Holistic Light Foundation. Baltimore Maryland. Photographed for Mindful Magazine

Mindfulness has officially gone mainstream. Oprah Winfrey, Congressman Tim Ryan, and even major corporations like Google are using mindfulness practices to help them shape the way they think about their lives and their business.

But what exactly is it? Psychology Today characterizes mindfulness as “living in the moment and awakening to experience.” It is a “state of active, open attention on the present.” When you’re mindful, you observe your thoughts and feelings from a distance, without judging them good or bad. In short, mindfulness means not letting your life pass you by.

Psychology Today characterizes mindfulness as “living in the moment and awakening to experience.”

In 2014, The Rockefeller Foundation gave a grant to the Holistic Life Foundation, a Baltimore based 501(c)(3) working to bring mindfulness and yoga into Baltimore’s inner-city schools. Founded by brothers Ali and Atman Smith and their good friend, Andres Gonzalez, the Holistic Life Foundation has successfully started two “Mindful Moment” programs—one at Patterson High School and one at Robert W. Coleman Elementary School.

Patterson serves a student body of more than 1,000 young people, including some of the district’s most at-risk students. Before the integration of the Mindful Moment program, the school experienced a 4-year graduation rate of only 86 percent, as well as suspension rates of up to 16 percent of the student body. More than 60 percent of students were absent for more than 20 days each year, and the school’s test scores fell far below the Maryland average.

Now, students at Patterson High School begin and end their day with a 15 minute yoga and mindfulness-based practice that is broadcast over the PA system. The sequence is designed to help students center and focus, as well as release stress, anxiety, or any other negative emotions that are brought to school from experiences at home or in the community. The end-of-the-day sequence helps students calm and center themselves for the last class of the day.

Holistic Light Foundation. Baltimore Maryland. Photographed for Mindful Magazine

In addition to these broadcasts, the Mindful Moment program includes a designated room to serve as a safe haven of sorts, where students can learn about and practice stress management through mindfulness practice. The Mindful Moment room staff also visit classrooms and walk the halls between periods to connect with students.

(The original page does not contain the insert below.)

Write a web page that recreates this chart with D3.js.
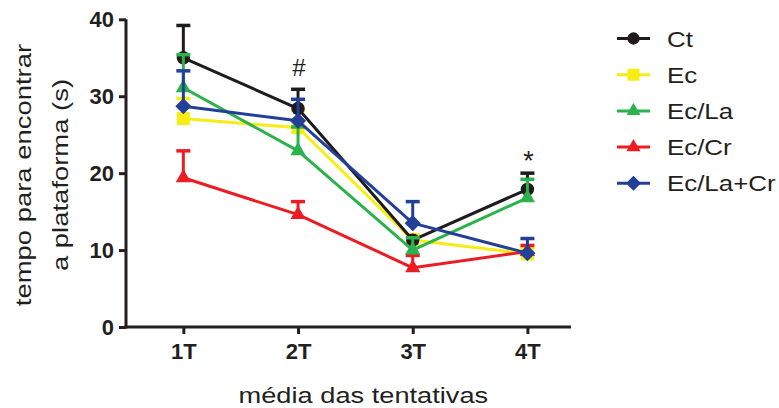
<!DOCTYPE html>
<html>
<head>
<meta charset="utf-8">
<script src="https://cdn.jsdelivr.net/npm/d3@7"></script>
<style>
  html, body { margin: 0; padding: 0; background: #fff; }
  svg { display: block; font-family: Arial, "Liberation Sans", Helvetica, sans-serif; }
  .axis .tick text { font-size: 22px; font-weight: bold; font-family: Arial, "Liberation Sans", Helvetica, sans-serif; }
</style>
</head>
<body>
<svg id="chart" width="779" height="408"></svg>
<script>
// Trial blocks on the x axis
const categories = ["1T", "2T", "3T", "4T"];

// Group names and colours
const groups = ["Ct", "Ec", "Ec/La", "Ec/Cr", "Ec/La+Cr"];
const colors = ["#1f1a1c", "#f7ec13", "#2bb24c", "#ec1c24", "#233f98"];
const shapes = ["circle", "square", "triangle", "triangle", "diamond"];

// Mean latency (s) per group and trial block
const ctMean    = [35.0, 28.4, 11.3, 17.9];
const ecMean    = [27.1, 25.9, 11.3, 9.5];
const ecLaMean  = [31.1, 22.9, 10.0, 16.8];
const ecCrMean  = [19.4, 14.6, 7.7, 9.8];
const ecLaCrMean = [28.7, 26.8, 13.5, 9.6];

// Upper end of the error bars (mean + SEM)
const ctUpper    = [39.2, 30.9, 11.3, 20.0];
const ecUpper    = [29.7, 28.2, 12.0, 10.2];
const ecLaUpper  = [35.4, 26.0, 11.6, 19.2];
const ecCrUpper  = [22.9, 16.3, 9.3, 10.6];
const ecLaCrUpper = [33.3, 29.6, 16.3, 11.5];

// Y axis ticks
const yTicks = [0, 10, 20, 30, 40];

// Significance marks
const marks = [{ cat: "2T", label: "#", value: 32.6 }, { cat: "4T", label: "*", value: 20.4 }];

const means = [ctMean, ecMean, ecLaMean, ecCrMean, ecLaCrMean];
const uppers = [ctUpper, ecUpper, ecLaUpper, ecCrUpper, ecLaCrUpper];

const series = groups.map((g, i) => ({
  name: g, color: colors[i], shape: shapes[i],
  points: categories.map((c, j) => ({ cat: c, idx: j, mean: means[i][j], upper: uppers[i][j] }))
}));

const svg = d3.select("#chart");
const axisColor = "#231f20";
// the regular lettering is set slightly wide
const labelStretch = 1.15, titleStretch = 1.21;

const x = d3.scaleLinear().domain([-0.5, 3.38]).range([126, 571]);
const y = d3.scaleLinear().domain([0, 40]).range([327, 19.3]);

// Y axis
const yAxis = svg.append("g")
  .attr("class", "axis")
  .attr("transform", "translate(126,0)")
  .call(d3.axisLeft(y).tickValues(yTicks).tickSize(7).tickPadding(5).tickFormat(d3.format("d")));
yAxis.attr("font-size", null);
yAxis.select(".domain").attr("stroke", axisColor).attr("stroke-width", 3).attr("d", `M0,${y(40)}V${y(0) + 1.5}`);
yAxis.selectAll(".tick line").attr("stroke", axisColor).attr("stroke-width", 3);
yAxis.selectAll(".tick text").attr("fill", axisColor);

// X axis
const xAxis = svg.append("g")
  .attr("class", "axis")
  .attr("transform", `translate(0,${y(0)})`)
  .call(d3.axisBottom(x).tickValues(categories.map((c, i) => i)).tickSize(7).tickPadding(9.5)
    .tickFormat(i => categories[i]));
xAxis.attr("font-size", null);
xAxis.select(".domain").attr("stroke", axisColor).attr("stroke-width", 3).attr("d", `M${126 - 1.5},0H571`);
xAxis.selectAll(".tick line").attr("stroke", axisColor).attr("stroke-width", 3);
xAxis.selectAll(".tick text").attr("fill", axisColor);

// Axis titles
svg.append("text")
  .attr("transform", `translate(${x(1.5) + 8},403) scale(${titleStretch},1)`)
  .attr("text-anchor", "middle").style("font-size", "22.5px").attr("fill", axisColor)
  .text("média das tentativas");

const yTitle = svg.append("g").attr("transform", "translate(0,175) rotate(-90)");
[["tempo para encontrar", 30.5], ["a plataforma (s)", 67.5]].forEach(([t, off]) => {
  yTitle.append("text")
    .attr("transform", `translate(0,${off}) scale(${titleStretch + 0.01},1)`)
    .attr("text-anchor", "middle").style("font-size", "22.5px").attr("fill", axisColor)
    .text(t);
});

// Marker drawing
function symbolPath(shape, scale) {
  const s = scale || 1;
  if (shape === "circle") return d3.symbol(d3.symbolCircle, 140 * s)();
  if (shape === "square") return d3.symbol(d3.symbolSquare, 170 * s)();
  if (shape === "triangle") return d3.symbol(d3.symbolTriangle, 100 * s)();
  return d3.symbol(d3.symbolSquare, 130 * s)();
}
function symbolRotate(shape) { return shape === "diamond" ? " rotate(45)" : ""; }

// Draw order: yellow, black, red, green, blue on top
const drawOrder = [1, 0, 3, 2, 4];
const line = d3.line().x(d => x(d.idx)).y(d => y(d.mean));

drawOrder.forEach(i => {
  const s = series[i];
  const g = svg.append("g").attr("class", "series");
  // error bars
  g.selectAll("line.err").data(s.points).join("line")
    .attr("class", "err")
    .attr("x1", d => x(d.idx)).attr("x2", d => x(d.idx))
    .attr("y1", d => y(d.mean)).attr("y2", d => y(d.upper))
    .attr("stroke", s.color).attr("stroke-width", 3);
  g.selectAll("line.cap").data(s.points.filter(d => d.upper > d.mean + 0.05)).join("line")
    .attr("class", "cap")
    .attr("x1", d => x(d.idx) - 7).attr("x2", d => x(d.idx) + 7)
    .attr("y1", d => y(d.upper)).attr("y2", d => y(d.upper))
    .attr("stroke", s.color).attr("stroke-width", 3.5);
  // line
  g.append("path").datum(s.points)
    .attr("d", line).attr("fill", "none")
    .attr("stroke", s.color).attr("stroke-width", 3).attr("stroke-linejoin", "round");
  // markers
  g.selectAll("path.mk").data(s.points).join("path")
    .attr("class", "mk")
    .attr("transform", d => `translate(${x(d.idx)},${y(d.mean)})${symbolRotate(s.shape)}`)
    .attr("d", symbolPath(s.shape))
    .attr("fill", s.color);
});

// Significance labels
svg.selectAll("text.sig").data(marks).join("text")
  .attr("class", "sig")
  .attr("x", d => x(categories.indexOf(d.cat)) + 1)
  .attr("y", d => y(d.value))
  .attr("text-anchor", "middle").style("font-size", d => d.label === "*" ? "27px" : "24px")
  .attr("fill", axisColor)
  .text(d => d.label);

// Legend
const legend = svg.append("g").attr("transform", "translate(617,38.5)");
const rows = legend.selectAll("g").data(series).join("g")
  .attr("transform", (d, i) => `translate(0,${i * 36.2})`);
rows.append("line").attr("x1", 0).attr("x2", 33).attr("y1", 0).attr("y2", 0)
  .attr("stroke", d => d.color).attr("stroke-width", 3);
rows.append("path")
  .attr("transform", d => `translate(16.5,0)${symbolRotate(d.shape)}`)
  .attr("d", d => symbolPath(d.shape, 0.85))
  .attr("fill", d => d.color);
rows.append("text")
  .attr("transform", `translate(50,8) scale(${labelStretch},1)`)
  .style("font-size", "22.5px").attr("fill", axisColor)
  .text(d => d.name);
</script>
</body>
</html>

Holistic Life recently had a chance to put the same mindfulness and meditation techniques at use at Patterson to practice on a much bigger scale during the riots this past spring in Baltimore. When the founders saw what was happening in the neighborhood, they realized that their meditation and mindfulness skills could help the community deal with the recent events. Thus was born the “B-More Love” event, a community-wide meditation event to help mediate the emotional, mental, physical, and spiritual aftershock of not only the events of April 27th, but the decades of trauma and stress that the people of Baltimore have endured.

The meditation was held in West Baltimore, in view of Mondawmin Mall, several burned out stores, and downtown Baltimore. People from all walks of life attended, many of whom had never been to that section of West Baltimore before. Holistic Life Foundation’s three co-founders each led the large group through a guided meditation. The event was a great success, and demonstrated the broader potential for using mindfulness and meditation to help heal entire communities.

The Holistic Life Foundation’s work to support mindfulness in young people and communities is giving people one of the keys to personal resilience, while at the same time paying multiple dividends. The ability to bend instead of breaking under stress not only benefits the individual—it has positive effects for the communities as well. And we know from experience the importance of social cohesion in helping communities bounce back better after a shock or stress.